Applet 3 (The Second Split in "Movies Seen")
After exploring in Applet 3, you should notice that an optimal split of the left partition (respondents younger than 31) occurs with "Movies Seen" at about 1. With a split in "Movies Seen" at 1 observe that 8 of the 12 respondents in the top partition (67%) favor the Prequel Trilogy, and 3 of the 5 respondents in the bottom partition (60%) favor the Sequel Trilogy. This agrees with an observation by some Star Wars fans that the only people who like the Sequel Trilogy are those who are young and haven't seen many of the Star Wars movies. Note: I have not provided additional applets to explore splits in "Age" in the left partition or "Age" or "Movies Seen" in the right partition. It is a fact that very little increase in purity is possible by exploring splits in these explanatory variables. Partitioning could continue beyond this second split (in particular the top partition), but this is a good place to stop since the purpose of this tutorial was only to help you understand the theory behind the algorithm.
Decision Trees (Summaries of RPart Models)
The recursive partitioning we've explored above is nicely summarized in a decision tree. See below. Note: A description of decision trees can be found above in the Introduction & Background.

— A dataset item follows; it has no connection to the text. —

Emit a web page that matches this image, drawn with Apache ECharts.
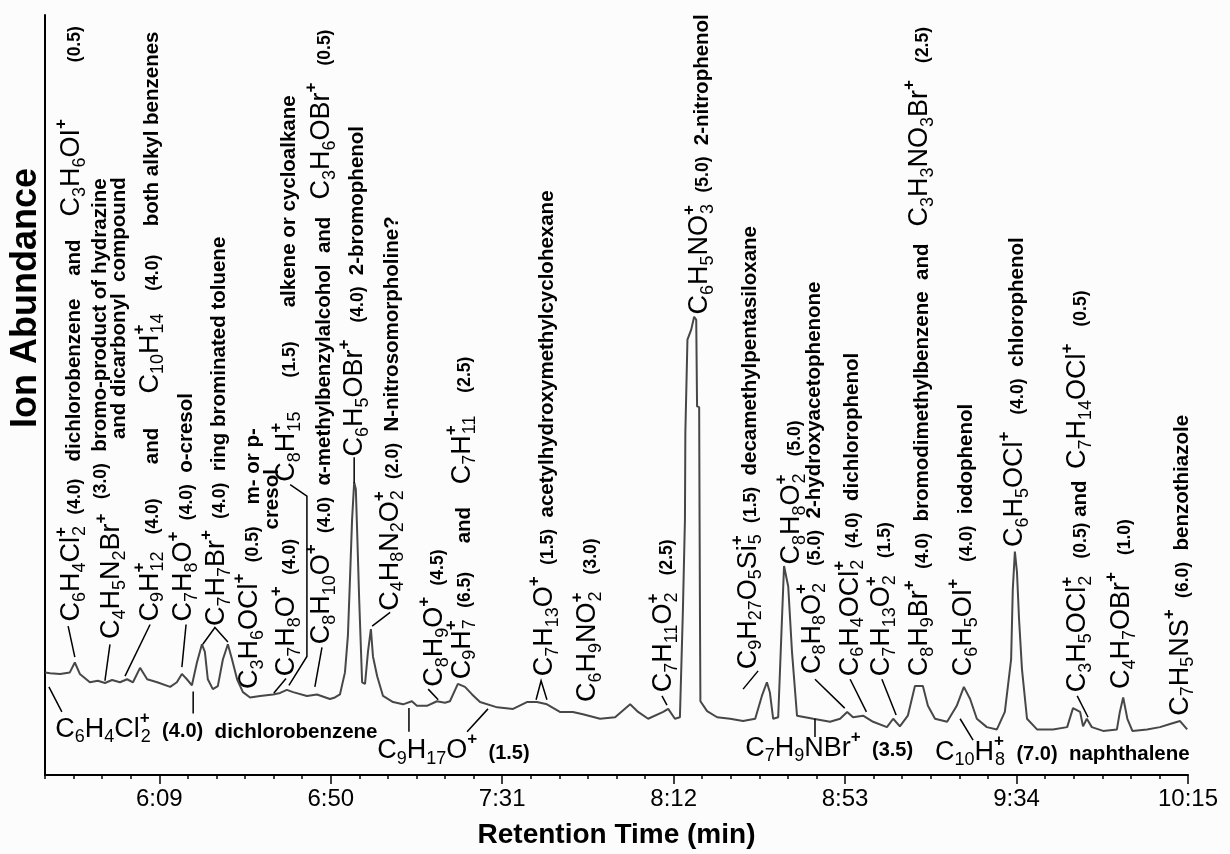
<!DOCTYPE html>
<html lang="en">
<head>
<meta charset="UTF-8">
<title>Ion Abundance vs Retention Time</title>
<script src="https://cdn.jsdelivr.net/npm/echarts@6/dist/echarts.min.js"></script>
<style>html,body{margin:0;background:#fcfcfc}</style>
</head>
<body>
<div id="chart" style="width:1230px;height:854px;"></div>
<script>
// trace: retention time (s) and abundance (% of axis height)
var traceTime = [341.7,342.9,345.3,347.6,348.8,350.0,352.4,354.3,356.0,357.7,
  359.6,361.3,362.7,364.4,366.1,368.5,371.6,373.2,374.4,375.6,
  376.8,378.0,379.2,379.9,380.6,381.8,383.0,384.2,385.4,386.4,
  387.6,389.0,390.7,393.1,396.2,397.9,399.5,401.0,404.3,406.7,
  409.8,411.0,412.2,413.4,414.1,414.6,415.1,415.6,416.0,416.3,
  416.8,417.5,418.2,418.9,419.6,420.1,421.1,422.5,424.9,427.3,
  429.4,430.6,433.0,435.4,437.3,438.5,440.4,442.1,443.8,445.7,
  449.8,453.6,456.9,459.3,461.7,464.8,467.9,470.3,474.4,478.0,
  481.6,483.5,485.9,489.5,490.7,492.3,493.5,494.2,494.7,494.8,
  495.2,495.3,496.2,496.9,497.4,497.6,498.1,498.2,498.3,498.4,
  500.0,502.4,505.5,508.6,511.5,513.1,514.3,515.0,515.8,517.0,
  517.9,518.4,519.4,520.3,521.5,525.4,529.4,531.8,533.5,534.9,
  537.3,539.7,543.0,544.5,546.1,548.0,549.7,551.6,552.8,554.5,
  557.4,559.7,561.4,562.9,564.5,566.9,569.3,571.2,572.7,573.1,
  573.6,574.1,574.6,575.3,576.5,578.9,582.7,586.1,587.5,589.2,
  589.9,590.8,592.0,594.7,598.0,598.7,599.5,600.5,601.7,605.2,
  608.3,610.7,613.1,614.8];
var traceAbund = [13.5,13.4,13.3,13.5,14.8,13.3,12.2,12.4,12.1,12.5,
  12.2,12.6,12.2,14.1,12.6,12.2,11.6,12.2,13.3,12.6,
  11.8,14.8,17.2,16.2,12.6,11.3,11.7,15.2,17.2,15.2,
  12.6,10.9,10.2,10.4,10.6,10.8,11.2,10.9,10.4,10.6,
  10.0,10.2,10.6,13.5,18.3,25.8,33.6,38.5,37.6,32.3,
  23.1,12.2,12.0,16.2,19.2,15.6,13.0,10.4,9.6,9.3,
  9.7,9.1,9.1,9.7,9.5,9.7,12.0,11.6,10.6,9.6,
  8.9,8.7,9.6,9.6,9.3,8.3,8.3,8.0,7.4,7.6,
  9.3,8.3,7.4,8.3,8.7,7.4,7.6,21.4,33.6,45.1,
  45.1,57.3,58.6,60.3,59.9,48.5,48.4,33.6,20.5,9.7,
  8.4,7.6,7.4,7.1,7.4,10.4,12.2,10.9,7.4,7.6,
  20.5,27.5,24.8,16.2,7.8,7.4,7.0,7.4,8.3,7.6,
  7.8,7.0,6.3,7.4,6.4,7.8,11.7,11.7,9.1,7.4,
  7.0,9.1,11.6,10.0,7.4,6.3,6.0,8.3,15.2,24.4,
  29.4,26.7,20.5,13.9,7.4,6.0,6.0,6.3,8.8,8.3,
  6.4,7.4,6.3,5.8,6.0,8.3,10.2,7.4,5.8,6.0,
  6.3,6.7,7.1,6.0];

// axis: 6:09 ... 10:15, labelled every 41 s
var tickTimes = [369, 410, 451, 492, 533, 574, 615];
var axisStart = 2050 / 6, axisEnd = 615;

// vertical labels, foot of each label in data units; [..] = formula
var vLabelTime = [348.1,357.7,354.8,359.4,366.8,374.9,382.8,390.7,391.6,399.5,
  396.0,399.5,407.9,415.8,424.2,434.9,441.4,461.2,471.5,489.7,498.3,
  509.8,520.3,525.1,534.2,541.8,550.9,561.4,573.6,588.7,599.2,613.1];
var vLabelAbund = [20.2,17.9,36.3,44.2,20.2,20.2,19.6,11.3,35.6,13.0,
  32.3,38.6,17.2,41.9,21.6,11.6,12.6,13.0,9.6,10.9,60.6,
  13.9,27.7,13.3,13.0,13.0,13.0,13.0,30.0,10.9,11.3,7.8];
var vLabelText = [
  '[C6H4Cl2+]  (4.0)   dichlorobenzene    and    [C3H6OI+]          (0.5)',
  '[C4H5N2Br+]',
  '(3.0)  bromo-product of hydrazine',
  'and dicarbonyl  compound',
  '[C9H12+]   (4.0)      and      [C10H14+]    (4.0)     both alkyl benzenes',
  '[C7H8O+]  (4.0)  o-cresol',
  '[C7H7Br+]  (4.0)  ring brominated toluene',
  '[C3H6OCl+]  (0.5)',
  'm- or p-',
  '[C7H8O+]  (4.0)',
  'cresol',
  '[C8H15+]      (1.5)      alkene or cycloalkane',
  '[C8H10O+]  (4.0)  \u03b1-methylbenzylalcohol  and   [C3H6OBr+]   (0.5)',
  '[C6H5OBr+]   (4.0)  2-bromophenol',
  '[C4H8N2O2+]  (2.0)  N-nitrosomorpholine?',
  '[C8H9O+]  (4.5)',
  '[C9H7+]  (6.5)     and    [C7H11+]    (2.5)',
  '[C7H13O+]  (1.5)  acetylhydroxymethylcyclohexane',
  '[C6H9NO2+]   (3.0)',
  '[C7H11O2+]   (2.5)',
  '[C6H5NO3+]  (5.0)  2-nitrophenol',
  '[C9H27O5Si5+]  (1.5)  decamethylpentasiloxane',
  '[C8H8O2+]   (5.0)',
  '[C8H8O2+]   (5.0)  2-hydroxyacetophenone',
  '[C6H4OCl2+]  (4.0)  dichlorophenol',
  '[C7H13O2+]   (1.5)',
  '[C8H9Br+]  (4.0)  bromodimethylbenzene  and   [C3H3NO3Br+]   (2.5)',
  '[C6H5OI+]   (4.0)  iodophenol',
  '[C6H5OCl+]   (4.0)  chlorophenol',
  '[C3H5OCl2+]   (0.5) and  [C7H14OCl+]   (0.5)',
  '[C4H7OBr+]   (1.0)',
  '[C7H5NS+]  (6.0)  benzothiazole'
];

// horizontal labels under the trace, left end in data units
var hLabelTime = [344.1, 421.1, 509.1, 554.5];
var hLabelAbund = [6.0, 3.2, 3.5, 3.0];
var hLabelText = [
  '[C6H4Cl2+]  (4.0)  dichlorobenzene',
  '[C9H17O+]  (1.5)',
  '[C7H9NBr+]  (3.5)',
  '[C10H8+]  (7.0)  naphthalene'
];

// leader lines from labels to peaks
var leaderPaths = [
  [[347.2,19.6],[348.8,15.5]],
  [[357.2,17.2],[356.0,12.4]],
  [[366.8,19.8],[360.8,13.0]],
  [[375.4,19.8],[374.4,14.2]],
  [[379.4,17.2],[382.3,19.4],[385.4,17.5]],
  [[399.3,12.7],[396.4,10.8]],
  [[400.3,38.2],[404.3,36.7],[404.3,15.6],[400.0,11.8]],
  [[407.9,16.8],[406.2,11.6]],
  [[415.6,41.8],[415.6,38.4]],
  [[424.2,21.4],[419.9,19.6]],
  [[433.3,11.3],[435.7,9.9]],
  [[459.1,9.9],[460.3,12.4],[461.7,9.9]],
  [[489.2,10.4],[490.4,9.2]],
  [[508.6,11.3],[512.2,13.7]],
  [[525.8,12.6],[532.9,8.8]],
  [[534.2,12.6],[538.1,8.3]],
  [[541.8,12.6],[545.2,7.9]],
  [[588.5,10.4],[591.1,7.6]],
  [[342.6,11.6],[345.7,8.3]],
  [[377.1,11.0],[377.1,8.1]],
  [[428.7,8.8],[428.7,5.7]],
  [[447.6,8.7],[442.6,5.7]],
  [[525.8,7.4],[525.8,5.0]],
  [[560.5,7.4],[563.6,4.6]]
];

var FONT = 'Liberation Sans, Arial, sans-serif';

function fmtTime(s) {
  var m = Math.floor(s / 60), r = Math.round(s - m * 60);
  return m + ':' + (r < 10 ? '0' : '') + r;
}

// markup -> rich text: formulas get subscripts and a stacked '+'
function richOf(markup, horiz) {
  var out = '';
  markup.split(/(\[[^\]]+\])/).forEach(function (part) {
    if (!part) return;
    if (part.charAt(0) === '[') {
      var m = part.slice(1, -1).match(/[A-Za-z]+|\d+|\+/g);
      m.forEach(function (tok, i) {
        if (tok === '+') {
          if (!/\d/.test(m[i - 1])) out += '{p|+}';
        } else if (/\d/.test(tok)) {
          if (m[i + 1] === '+') out += '{pz|+}';
          out += '{s|' + tok + '}';
        } else {
          out += '{f|' + tok + '}';
        }
      });
    } else {
      part.split(/(\([\d.]+\))/).forEach(function (q) {
        if (!q) return;
        out += (q.charAt(0) === '(' ? (horiz ? '{N|' : '{n|') : '{w|') + q + '}';
      });
    }
  });
  return out;
}

function tok(size, h, va, bold, extra) {
  var s = { fontFamily: FONT, fontSize: size, height: h, lineHeight: h,
    verticalAlign: va, color: '#000', fontWeight: bold ? 'bold' : 'normal' };
  for (var k in extra) s[k] = extra[k];
  return s;
}
var rich = {
  f: tok(27, 30, 'bottom', false),
  s: tok(18, 14, 'bottom', false),
  p: tok(17, 8, 'top', true),
  pz: tok(17, 8, 'top', true, { width: 1, align: 'left' }),
  w: tok(20.5, 25, 'bottom', true),
  n: tok(17.5, 23, 'bottom', true),
  N: tok(20, 25, 'bottom', true)
};

var chart = echarts.init(document.getElementById('chart'));

chart.setOption({
  animation: false,
  backgroundColor: '#fcfcfc',
  grid: { left: 45, right: 42, top: 15, bottom: 78 },
  xAxis: [{
    type: 'value', min: axisStart, max: axisEnd,
    name: 'Retention Time (min)', nameLocation: 'middle', nameGap: 46,
    nameTextStyle: { fontFamily: FONT, fontSize: 28, fontWeight: 'bold', color: '#000' },
    axisLine: { onZero: false, lineStyle: { color: '#000', width: 2 } },
    axisTick: { customValues: tickTimes, length: 9, lineStyle: { color: '#000', width: 1.5 } },
    axisLabel: {
      customValues: tickTimes, margin: 12, formatter: fmtTime,
      fontFamily: FONT, fontSize: 24, color: '#000'
    },
    splitLine: { show: false }
  }, {
    type: 'value', min: axisStart, max: axisEnd, interval: 41 / 6, position: 'bottom',
    axisLine: { show: false },
    axisTick: { length: 4, lineStyle: { color: '#000', width: 1.5 } },
    axisLabel: { show: false },
    splitLine: { show: false }
  }],
  yAxis: {
    type: 'value', min: 0, max: 100,
    axisLine: { show: true, lineStyle: { color: '#000', width: 2 } },
    axisTick: { show: false }, axisLabel: { show: false }, splitLine: { show: false }
  },
  series: [{
    type: 'line',
    data: traceTime.map(function (t, i) { return [t, traceAbund[i]]; }),
    showSymbol: false,
    lineStyle: { color: '#474747', width: 2 },
    z: 2
  }, {
    type: 'lines',
    coordinateSystem: 'cartesian2d',
    polyline: true,
    silent: true,
    data: leaderPaths.map(function (p) { return { coords: p }; }),
    lineStyle: { color: '#000', width: 1.5, opacity: 1 },
    z: 3
  }]
});

var graphics = [{
  type: 'text', x: 26, y: 298, rotation: Math.PI / 2, silent: true,
  style: { text: 'Ion Abundance', fontFamily: FONT, fontSize: 36, fontWeight: 'bold',
    fill: '#000', align: 'center', verticalAlign: 'middle' }
}];

vLabelText.forEach(function (txt, i) {
  var p = chart.convertToPixel({ xAxisIndex: 0, yAxisIndex: 0 }, [vLabelTime[i], vLabelAbund[i]]);
  graphics.push({
    type: 'text', x: p[0], y: p[1], rotation: Math.PI / 2, silent: true,
    style: { text: richOf(txt, false), rich: rich, align: 'left', verticalAlign: 'middle' }
  });
});
hLabelText.forEach(function (txt, i) {
  var p = chart.convertToPixel({ xAxisIndex: 0, yAxisIndex: 0 }, [hLabelTime[i], hLabelAbund[i]]);
  graphics.push({
    type: 'text', x: p[0], y: p[1], silent: true,
    style: { text: richOf(txt, true), rich: rich, align: 'left', verticalAlign: 'middle' }
  });
});

chart.setOption({ graphic: graphics });
</script>
</body>
</html>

Each path from the top to the bottom of the decision tree represents a "data based decision" about a person's favorite Trilogy in response to their age and the number of Star Wars movies they've seen (0 to 9). For instance the left path can be read: "if a person is less than 31 years old and seen 1 or more movie, then the model predicts they will prefer Trilogy 1 (the Prequel Trilogy)". The right most path can be read: "if a person is 31 years or older; the model predicts they will prefer Trilogy 2 (the Original Trilogy)". Note that no information about the number of movies seen is needed to make the decision represented by the right leaf. The proportions in each node are the conditional proportions of each level of the response variable in the node. We have encountered some of these proportions in our exploration of Applets 1, 2 and 3 above. Note that these proportions are sometimes interpreted as a probability of each possible classification decision. So for instance, in the lower left node, the proportion 0.67 indicates that in this node (younger than 31 and seen 1 or more movie) 67% of the participants prefer the Prequel Trilogy and furthermore, it can be interpreted as saying that there is a 67% probability a person in this node will prefer the Prequel trilogy. This was the same proportion / percentage that we discovered when interacting with Applet 3 above and finding the second split in "Movies Seen". The percentages in the bottom of each node represent the percent of the entire data set each node represents. So, for instance, the 21% in the lower left node indicates that 21% of respondents are younger than 31 and have seen 1 or more Star Wars movie. Note that the percentages across the bottom of the decision tree sum to 100% since all of the data eventually makes its way into some decision / partition.
1. Why do you think the model did not need any additional information about the number of movies seen for the lower right node? 2. Can you explain the decision represented by the middle leaf in plain English? 3. Can you explain in plain English what the meaning of 0.80 is in the middle leaf?